First up will be TV Land Legends: The 60 Minutes Interviews, 13 half-hour profiles culled from the venerable CBS Sunday evening newsmagazine. Hosted by 60 Minutes
correspondent Ed Bradley, each segment will consist of one 60 Minutes
interview with a famed TV star or off-camera figure — including footage that wasn't used when the piece first aired.

At least two of Bradley's segments, with Chris Rock and Robin Williams, will be included in the series.

"This is all about synergy," TV Land executive vice president and general manager Larry Jones said. "Our goal with this series is to enhance the overall viewing experience of TV Land."

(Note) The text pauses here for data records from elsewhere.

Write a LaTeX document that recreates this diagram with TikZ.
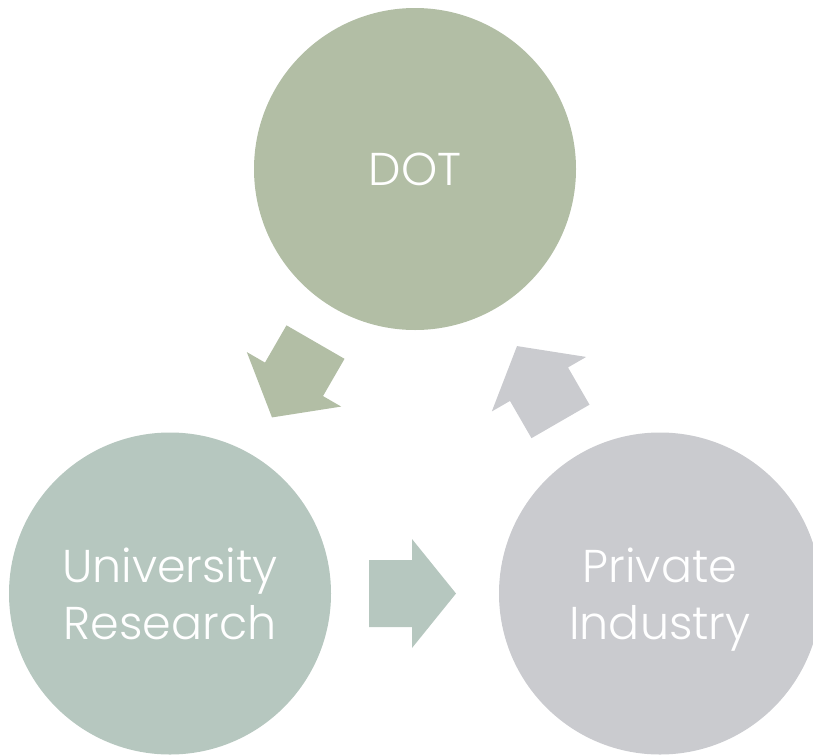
\documentclass[tikz,border=0pt]{standalone}
\usepackage{fontspec}
\setmainfont{Poppins Light}
\definecolor{dotgreen}{HTML}{B2BEA5}
\definecolor{unisage}{HTML}{B6C7BF}
\definecolor{indgray}{HTML}{CACBCF}
\tikzset{
  hub/.style={circle,minimum size=322pt,inner sep=0pt,text=white,align=center,
    text depth=0pt,font=\fontsize{46}{57}\selectfont},
  blockarrow/.pic={\fill (-43.5,-33.5) -- (-0.5,-33.5) -- (-0.5,-54.5) -- (43.5,0)
    -- (-0.5,54.5) -- (-0.5,33.5) -- (-43.5,33.5) -- cycle;}
}
\begin{document}
\begin{tikzpicture}[x=1pt,y=-1pt]
  \useasboundingbox (0,0) rectangle (813,755);
  \node[hub,fill=dotgreen] (dot) at (415,169) {DOT};
  \node[hub,fill=unisage] (uni) at (170,593.5) {University\\Research};
  \node[hub,fill=indgray] (ind) at (660,593.5) {Private\\Industry};
  % cycle arrows
  \pic[fill=dotgreen,rotate=240] (dottouni) at (293.75,379.75) {blockarrow};
  \pic[fill=unisage] (unitoind) at (412.5,593.5) {blockarrow};
  \pic[fill=indgray,rotate=120] (indtodot) at (538.75,383.75) {blockarrow};
\end{tikzpicture}
\end{document}
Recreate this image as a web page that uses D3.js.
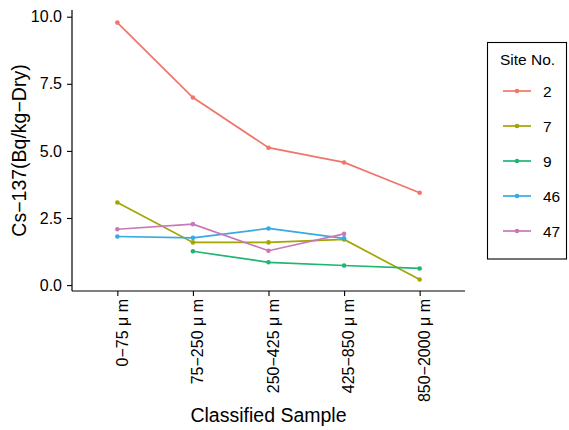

Bradley, on hand for an Oct. 15 briefing here to announce the programming initiatives, likened the project to "going to a video store and getting the director's-cut DVD."

The veteran newsman was given some creative input on the footage added to one of his profiles, but not for others.

"There are some scenes I'd like to see," he said, adding that if another set of episodes is approved, "I'll be talking to someone about that."

Four segments (Jackie Gleason circa 1984, Johnny Carson in 1979, Jerry Seinfeld in 1997 and a Carol Burnett segment from an undisclosed year) will be packaged as a two-hour premiere special on Nov. 3 at 9 p.m. (EST). The series will take its regular turn one week later, airing Bradley's conversation with Robin Williams at 10 p.m.

Other profiles cover Candice Bergen, Steve Martin, Norman Lear and James Burrows, who directed Taxi
and Cheers.

Meanwhile, Inside TV Land
will return with the first of four new specials Nov. 10, covering TV theme songs, culled from the results of a top-40 countdown poll on the network's Web site (www.tvland.com). Two more installments — on taboo TV matters and cop dramas/reality programs — will appear later that month, while a fashion-oriented episode is scheduled for Feb. 14. Gay Rosenthal Productions of VH1 Behind the Music
fame returns as the supplier.

Previous Inside TV Land
specials have profiled individual series such as The Honeymooners
and I Love Lucy, shown the emerging stature of African-Americans in the medium, and outlined how TV shows are pitched.

TV Land is also developing an annual awards special that would honor both classic TV series and offbeat show highlights, such as wackiest kiss or best sitcom home decor, said Jones. The first edition is planned for next March and, like sister channel VH1's My VH1 Music Awards
special, will involve viewers in the selection of categories and nominees.